Одна фраза из клятвы не давала ей покоя: «Я обещаю не раскрывать тайны семей, которым буду помогать». Анжелина усмехнулась.

«Если бы моя клиентка — женщина, изменившая мужу, о которой я выдумала эту ужасную историю, — существовала на самом деле, я бы рассказала о ней папе… Но малыш, которого я доверила дамам Сютра, — это мой малыш, пока о нем никто не должен знать. И он не будет незаконнорожденным».

Молодая женщина, погруженная в эти мысли, шла вдоль стены собора к бакалейной лавке и не сразу заметила, что собака исчезла. Она уже собиралась свернуть на Новую улицу, как вдруг чья-то крепкая рука схватила ее за плечо и над ухом раздался хриплый голос:

— Ну что, красавица, прогуляемся с утра пораньше? А почему ты спрятала свои прекрасные волосы под этим монашеским чепцом?

Анжелине не надо было оборачиваться, чтобы понять, кто к ней подошел. Разъяренная молодая женщина круто повернулась:

— Отойди, Блез Сеген! — воскликнула она. — Отпусти меня!

Перед ней стоял мужчина лет тридцати. Он, смеясь, ослабил хватку и провел пальцами по ее шее.
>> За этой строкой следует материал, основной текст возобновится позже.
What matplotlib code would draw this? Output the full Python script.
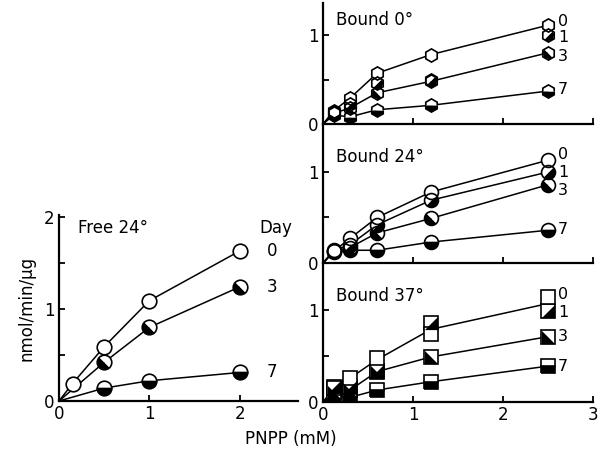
import numpy as np
import matplotlib
matplotlib.use("Agg")
import matplotlib.pyplot as plt
from matplotlib.markers import MarkerStyle
from matplotlib.transforms import Affine2D

# ---- data ----
days = [0, 1, 3, 7]

# Free enzyme, 24 deg
free_x = [0.15, 0.5, 1.0, 2.0]
free_day0 = [0.19, 0.59, 1.09, 1.63]
free_day3 = [0.19, 0.42, 0.80, 1.24]
free_day7 = [0.14, 0.14, 0.22, 0.31]
free_x7 = [0.5, 1.0, 2.0]

# Bound enzyme
bound_x = [0.12, 0.3, 0.6, 1.2, 2.5]

b0_day0 = [0.15, 0.29, 0.57, 0.78, 1.11]
b0_day1 = [0.13, 0.22, 0.46, 0.49, 1.00]
b0_day3 = [0.12, 0.18, 0.35, 0.48, 0.80]
b0_day7 = [0.10, 0.08, 0.16, 0.21, 0.37]

b24_day0 = [0.13, 0.27, 0.50, 0.78, 1.13]
b24_day1 = [0.14, 0.20, 0.42, 0.69, 1.00]
b24_day3 = [0.13, 0.17, 0.33, 0.49, 0.86]
b24_day7 = [0.12, 0.14, 0.14, 0.23, 0.36]

b37_day0 = [0.15, 0.26, 0.48, 0.74, 1.14]
b37_day1 = [0.16, 0.16, 0.34, 0.86, 0.99]
b37_day3 = [0.11, 0.13, 0.33, 0.49, 0.71]
b37_day7 = [0.08, 0.05, 0.13, 0.22, 0.39]
b37_day01 = [0.15, 0.26, 0.46, 0.79, 1.07]   # the single line through days 0 and 1

label_y = {
    "b0": [1.15, 0.97, 0.76, 0.39],
    "b24": [1.19, 0.99, 0.80, 0.37],
    "b37": [1.17, 0.97, 0.71, 0.39],
    "free": [1.63, 1.24, 0.31],
}

plt.rcParams["font.family"] = "DejaVu Sans"
plt.rcParams["font.size"] = 12

W, H = 598, 457
fig = plt.figure(figsize=(W / 100, H / 100), dpi=100)


def frac(x0, y0, x1, y1):
    return [x0 / W, 1 - y1 / H, (x1 - x0) / W, (y1 - y0) / H]


def style(ax, xlim, ylim, yticks, yminor, xticks, xlabels):
    ax.set_xlim(*xlim)
    ax.set_ylim(*ylim)
    for s in ["top", "right"]:
        ax.spines[s].set_visible(False)
    for s in ["left", "bottom"]:
        ax.spines[s].set_linewidth(1.6)
    ax.set_yticks(yticks)
    ax.set_yticks(yminor, minor=True)
    ax.set_xticks(xticks)
    ax.set_xticklabels(xlabels)
    ax.tick_params(which="both", direction="in", width=1.3, length=4, labelsize=12, pad=3)
    ax.tick_params(axis="x", which="both", top=False)


LW = 1.1


def plot_markers(ax, x, y, shape, day, ms):
    x = np.asarray(x)
    y = np.asarray(y)
    if day == 0:
        ax.plot(x, y, ls="none", marker=shape, ms=ms, mfc="white", mec="black", mew=1.2, zorder=3)
    elif day == 7:
        ax.plot(x, y, ls="none", marker=MarkerStyle(shape, fillstyle="bottom"), ms=ms,
                mfc="black", mfcalt="white", mec="black", mew=1.2, zorder=3)
    else:
        if shape == "s":
            ax.plot(x, y, ls="none", marker="s", ms=ms, mfc="white", mec="black", mew=1.2, zorder=3)
            if day == 1:
                tri = [(-1, -1), (1, -1), (1, 1), (-1, -1)]
            else:
                tri = [(-1, -1), (1, -1), (-1, 1), (-1, -1)]
            ax.plot(x, y, ls="none", marker=tri, ms=ms, mfc="black", mew=0, zorder=3.1)
        else:
            ang = 45 if day == 1 else -45
            m = MarkerStyle(shape, fillstyle="bottom", transform=Affine2D().rotate_deg(ang))
            fill_ms = ms * (0.93 if shape == "h" else 1.0)
            ax.plot(x, y, ls="none", marker=m, ms=fill_ms, mfc="black", mfcalt="white", mew=0, zorder=3)
            ax.plot(x, y, ls="none", marker=shape, ms=ms, mfc="none", mec="black", mew=1.2, zorder=3.1)


def line(ax, x, y):
    ax.plot([0] + list(x), [0] + list(y), color="black", lw=LW, zorder=2)


# ---- left panel: free enzyme ----
axf = fig.add_axes(frac(59, 401 - 2.02 * 92, 59 + 2.65 * 90.3, 401))
style(axf, (0, 2.65), (0, 2.02), [0, 1, 2], [0.5, 1.5], [0, 1, 2], ["0", "1", "2"])
line(axf, free_x, free_day0)
line(axf, free_x[1:], free_day3[1:])
line(axf, free_x7, free_day7[1:])
plot_markers(axf, free_x7, free_day7[1:], "o", 7, ms=10.5)
plot_markers(axf, free_x[1:], free_day3[1:], "o", 3, ms=10.5)
plot_markers(axf, free_x, free_day0, "o", 0, ms=10.5)
axf.text(0.21, 1.88, "Free 24°", ha="left", va="center")
axf.text(2.4, 1.88, "Day", ha="center", va="center")
for d, yy in zip([0, 3, 7], label_y["free"]):
    axf.text(2.36, yy, str(d), ha="center", va="center")
axf.set_ylabel("nmol/min/µg", fontsize=12, labelpad=6)

# ---- right panels: bound enzyme ----
panels = [
    ("b0", "Bound 0°", "h", [b0_day0, b0_day1, b0_day3, b0_day7], [b0_day0, b0_day3, b0_day7], 3, 124, 89),
    ("b24", "Bound 24°", "o", [b24_day0, b24_day1, b24_day3, b24_day7],
     [b24_day0, b24_day1, b24_day3, b24_day7], 124, 263, 91),
    ("b37", "Bound 37°", "s", [b37_day0, b37_day1, b37_day3, b37_day7],
     [b37_day01, b37_day3, b37_day7], 263, 402, 92),
]

for key, title, shape, series, lines, ytop, ybot, ppu in panels:
    ylim = (ybot - ytop) / ppu
    ax = fig.add_axes(frac(323, ytop, 323 + 3 * 90, ybot))
    bottom = key == "b37"
    style(ax, (0, 3), (0, ylim), [0, 1], [0.5], [0, 1, 2, 3],
          ["0", "1", "2", "3"] if bottom else ["", "", "", ""])
    if not bottom:
        ax.tick_params(axis="x", which="both", labelbottom=False)
    ax.patch.set_visible(False)
    for ly in lines:
        line(ax, bound_x, ly)
    ms = {"h": 9.5, "o": 10, "s": 9.5}[shape]
    for d, yv in zip(days[::-1], series[::-1]):
        plot_markers(ax, bound_x, yv, shape, d, ms=ms)
    ax.text(0.15, 1.17 if key != "b37" else 1.15, title, ha="left", va="center")
    for d, yy in zip(days, label_y[key]):
        ax.text(2.67, yy, str(d), ha="center", va="center", fontsize=11.5)
    if bottom:
        ax.set_xlabel("PNPP (mM)", fontsize=12)
        ax.xaxis.set_label_coords(-0.12, -0.2)

fig.savefig("out.png", dpi=100)
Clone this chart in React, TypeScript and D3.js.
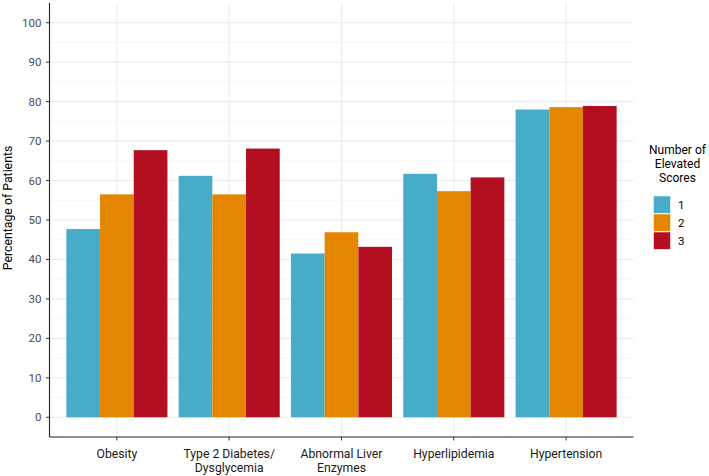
import React from "react";
import * as d3 from "d3";

const categories = ["Obesity", "Type 2 Diabetes/\nDysglycemia", "Abnormal Liver\nEnzymes", "Hyperlipidemia", "Hypertension"];
const groups = ["1", "2", "3"];
const series1 = [47.7, 61.2, 41.5, 61.7, 78.0];
const series2 = [56.5, 56.5, 46.9, 57.3, 78.6];
const series3 = [67.7, 68.1, 43.2, 60.8, 78.9];
const colors = ["#46ACC8", "#E58601", "#B40F20"];
const yTicks = [0, 10, 20, 30, 40, 50, 60, 70, 80, 90, 100];
const yMinor = [5, 15, 25, 35, 45, 55, 65, 75, 85, 95];

const W = 709, H = 476;
const left = 49.5, right = 633.5, top = 3, bottom = 437;

export default function App() {
  const seriesAll = [series1, series2, series3];
  const y = d3.scaleLinear().domain([-5, 105]).range([bottom, top]);
  const x = d3.scalePoint<string>().domain(categories).range([left, right]).padding(0.6);
  const step = x.step();
  const groupW = step * 0.9;
  const xg = d3.scaleBand<string>().domain(groups).range([-groupW / 2, groupW / 2]).padding(0);
  const font = "Roboto, 'Noto Sans', sans-serif";
  return (
    <svg width={W} height={H} style={{ position: "absolute", left: 0, top: 0, background: "#fff" }} fontFamily={font}>
      {/* grid */}
      {yMinor.map((v) => (
        <line key={"m" + v} x1={left} x2={right} y1={y(v)} y2={y(v)} stroke="#f2f2f2" strokeWidth={0.6} />
      ))}
      {yTicks.map((v) => (
        <line key={"g" + v} x1={left} x2={right} y1={y(v)} y2={y(v)} stroke="#ebebeb" strokeWidth={1.1} />
      ))}
      {categories.map((c) => (
        <line key={"v" + c} x1={x(c)} x2={x(c)} y1={top} y2={bottom} stroke="#ebebeb" strokeWidth={1.1} />
      ))}
      {/* bars */}
      {seriesAll.map((s, gi) =>
        s.map((v, ci) => (
          <rect
            key={gi + "-" + ci}
            x={(x(categories[ci]) as number) + (xg(groups[gi]) as number)}
            width={xg.bandwidth()}
            y={y(v)}
            height={y(0) - y(v)}
            fill={colors[gi]}
          />
        ))
      )}
      {/* axes */}
      <line x1={left} x2={left} y1={top} y2={bottom} stroke="#222" strokeWidth={1.1} />
      <line x1={left} x2={right} y1={bottom} y2={bottom} stroke="#222" strokeWidth={1.1} />
      {yTicks.map((v) => (
        <g key={"t" + v}>
          <line x1={left - 3.5} x2={left} y1={y(v)} y2={y(v)} stroke="#333" strokeWidth={1} />
          <text x={left - 8} y={y(v)} dy="0.35em" textAnchor="end" fontSize={11.5} fill="#4d4d4d">
            {v}
          </text>
        </g>
      ))}
      {categories.map((c) => (
        <g key={"xt" + c}>
          <line x1={x(c)} x2={x(c)} y1={bottom} y2={bottom + 3.5} stroke="#333" strokeWidth={1} />
          {c.split("\n").map((ln, i) => (
            <text key={i} x={x(c)} y={457.5 + i * 14} textAnchor="middle" fontSize={12.2} fill="#1a1a1a">
              {ln}
            </text>
          ))}
        </g>
      ))}
      <text transform={`translate(7.5,208) rotate(-90)`} textAnchor="middle" dy="0.35em" fontSize={12.3} fill="#000">
        Percentage of Patients
      </text>
      {/* legend */}
      {["Number of", "Elevated", "Scores"].map((t, i) => (
        <text key={t} x={677.5} y={149.5 + i * 14} dy="0.35em" textAnchor="middle" fontSize={12} fill="#000">
          {t}
        </text>
      ))}
      {groups.map((g, i) => (
        <g key={"l" + g}>
          <rect x={653.5} y={196 + i * 18} width={17} height={17.3} fill={colors[i]} stroke="#fff" strokeWidth={0.5} />
          <text x={678} y={196 + i * 18 + 8.7} dy="0.35em" fontSize={11.5} fill="#000">
            {g}
          </text>
        </g>
      ))}
    </svg>
  );
}
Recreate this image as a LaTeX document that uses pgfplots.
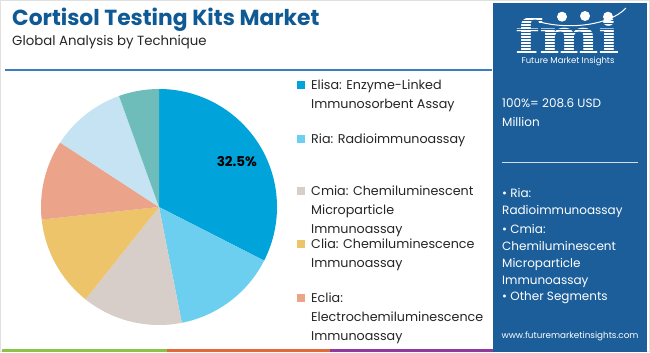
\documentclass[border=0pt]{standalone}
\usepackage{pgfplots}
\pgfplotsset{compat=1.18}
\usepackage{pgfplotstable}
\usepackage{fontspec}
\setmainfont{Poppins}
\newfontfamily\logofont{DejaVu Serif}
\definecolor{cElisa}{HTML}{00A3DA}
\definecolor{cRia}{HTML}{6DCFF0}
\definecolor{cCmia}{HTML}{D7CDC9}
\definecolor{cClia}{HTML}{EDC46A}
\definecolor{cEclia}{HTML}{EBA38A}
\definecolor{cOther}{HTML}{C5E3F3}
\definecolor{cTeal}{HTML}{6FBDBA}
\definecolor{titleblue}{HTML}{0F5A94}
\definecolor{panel}{HTML}{1C5E99}
\definecolor{rule}{HTML}{3A7EC0}
\definecolor{sGreen}{HTML}{8BC34A}
\definecolor{sOrange}{HTML}{E0693A}
\definecolor{sPurple}{HTML}{8E3A9D}
\pgfplotstableread{
value color
32.5 cElisa
14.4 cRia
13.8 cCmia
12.6 cClia
10.9 cEclia
10.3 cOther
5.5 cTeal
}\piedata
\begin{document}
\begin{tikzpicture}[x=1bp,y=1bp]
% canvas
\fill[white] (0,0) rectangle (650,352);
\draw[black!12, line width=1bp] (0.5,0.5) rectangle (649.5,351.5);
% title
\node[anchor=base west, inner sep=0, text=titleblue, font=\fontsize{21.8bp}{24bp}\selectfont\bfseries] at (12,352-25) {Cortisol Testing Kits Market};
\node[anchor=base west, inner sep=0, text=black!85, font=\fontsize{13.3bp}{15bp}\selectfont] at (12,352-45) {Global Analysis by Technique};
\draw[rule, line width=1.5bp] (5,352-70) -- (492,352-70);
% bottom stripe
\fill[sGreen] (2,0) rectangle (167,3.5);
\fill[sOrange] (167,0) rectangle (330,3.5);
\fill[sPurple] (330,0) rectangle (493,3.5);
% pie
\begin{axis}[at={(159bp,145bp)}, anchor=center, x=118bp, y=118bp, xmin=-1, xmax=1, ymin=-1, ymax=1, hide axis, scale only axis, clip=false]
\xdef\startang{90}
\foreach \i in {0,...,6} {
  \pgfplotstablegetelem{\i}{value}\of\piedata \let\v\pgfplotsretval
  \pgfplotstablegetelem{\i}{color}\of\piedata \let\c\pgfplotsretval
  \pgfmathsetmacro\endang{\startang - 3.6*\v}
  \edef\temp{\noexpand\fill[\c] (axis cs:0,0) -- (axis cs:{cos(\startang)},{sin(\startang)}) arc[start angle=\startang, end angle=\endang, radius=118bp] -- cycle;}
  \temp
  \xdef\startang{\endang}
}
\node[font=\fontsize{13.5bp}{15bp}\selectfont\bfseries] at (axis cs:0.66,0.385) {32.5\%};
\end{axis}
% legend
\def\lf{\fontsize{12.7bp}{15bp}\selectfont}
\foreach \yy/\col in {85/cElisa,139/cRia,191/cCmia,244/cClia,298/cEclia} {
  \fill[\col] (297,352-\yy-4) rectangle (305,352-\yy+4);
}
\foreach \yy/\txt in {85/{Elisa: Enzyme-Linked},104/{Immunosorbent Assay},139/{Ria: Radioimmunoassay},191/{Cmia: Chemiluminescent},210/{Microparticle},229/{Immunoassay},244/{Clia: Chemiluminescence},263/{Immunoassay},298/{Eclia:},317/{Electrochemiluminescence},336/{Immunoassay}} {
  \node[anchor=base west, inner sep=0, text=black!85, font=\lf] at (311,352-\yy-4.3) {\txt};
}
% panel
\fill[panel] (493,0) rectangle (647,349);
\node[inner sep=0, text=white] at (567.5,352-35) {\resizebox{105bp}{36bp}{\logofont\bfseries fmi}};
\foreach \k in {0,...,12} {
  \draw[panel, line width=0.8bp] (512,352-17-\k*3) -- (625,352-17-\k*3);
}
\fill[white] (562,352-16.7) circle[radius=5];
\fill[white] (585,352-16) circle[radius=5];
\fill[white] (608,352-16.7) circle[radius=5];
\draw[white, line width=1bp] (540,352-22) .. controls (570,352-30) and (610,352-25) .. (626,352-8);
\node[inner sep=0, text=white, font=\fontsize{8.5bp}{10bp}\selectfont] at (568,352-61.5) {Future Market Insights};
\def\pf{\fontsize{12bp}{15bp}\selectfont}
\foreach \yy/\txt in {103.3/{100\%= 208.6 USD},122.7/{Million},193.3/{\textbullet\ Ria:},210.7/{Radioimmunoassay},229.3/{\textbullet\ Cmia:},246.7/{Chemiluminescent},263.3/{Microparticle},280.7/{Immunoassay},296.7/{\textbullet\ Other Segments}} {
  \node[anchor=base west, inner sep=0, text=white, font=\pf] at (502,352-\yy-4.2) {\txt};
}
\draw[white!80!panel, line width=1bp] (502,352-162.3) -- (638,352-162.3);
\node[inner sep=0, text=white, font=\fontsize{8.8bp}{10bp}\selectfont] at (570,352-336.7) {www.futuremarketinsights.com};
\end{tikzpicture}
\end{document}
— Не бойся, дорогуша! Я хочу немного развлечься, — сказал он тише. — Ты же знаешь, что нравишься мне и что в конце концов я женюсь на тебе.

— Ты хочешь, чтобы я вышла замуж за такую свинью, как ты? — возмутилась Анжелина. — Ты себя видел? С меня довольно и того, что я вижу тебя каждый божий день!

Блез Сеген, шорник по профессии, среднего роста, мускулистый, плотный и широкоплечий, с трудом терпел ее оскорбления. Он в течение многих месяцев преследовал молодую женщину, отпуская вольные шуточки и делая непристойные намеки на то, как они проведут свою первую брачную ночь. Анжелина с презрением смотрела на его лицо, похожее на свиное рыло, с узким лбом, выступающим носом и тонкими губами. Когда он смеялся, были видны гнилые зубы. Но самым ужасным был взгляд его серых глаз, плутовских и порочных.

— Когда ты станешь моей женой, ты перестанешь называть меня свиньей, Анжелина, — произнес он угрожающе.

Молодая женщина попыталась сбросить с себя его руку, освободиться от пальцев, сжимавших ее горло. Он внезапно уступил, но это было уловкой, ибо тут же стащил с ее головы белый хлопчатобумажный чепец, прикрывавший волосы.

— Все такая же рыжая! — усмехнулся мужчина.

И тут раздался звук, похожий на громовой раскат, а затем грозный рык. Овчарка бросилась на Блеза Сегена, словно животное, вырвавшееся из ада.

— Черт возьми! — закричал шорник. — Откуда она взялась?

Больше он ничего не успел сказать. Мощные челюсти сомкнулись на его руке. Собака не кусала, она просто не отпускала руку, мотая головой из стороны в сторону.

— Каждому овощу свое время, Блез, — злорадно усмехнулась Анжелина.

Кулаком мужчина ударил собаку по морде. Животное отскочило, готовое вновь напасть.

— Подойди ко мне, мой спаситель! — позвала молодая женщина. — Оставь его! Подойди, он не стоит твоего гнева.

Ощетинившаяся овчарка продолжала рычать. Анжелина погладила собаку. Разъяренный шорник не спускал с нее глаз.

— Это моя собака, — сказала Анжелина. — И она никогда не расстается со мной, так что берегись.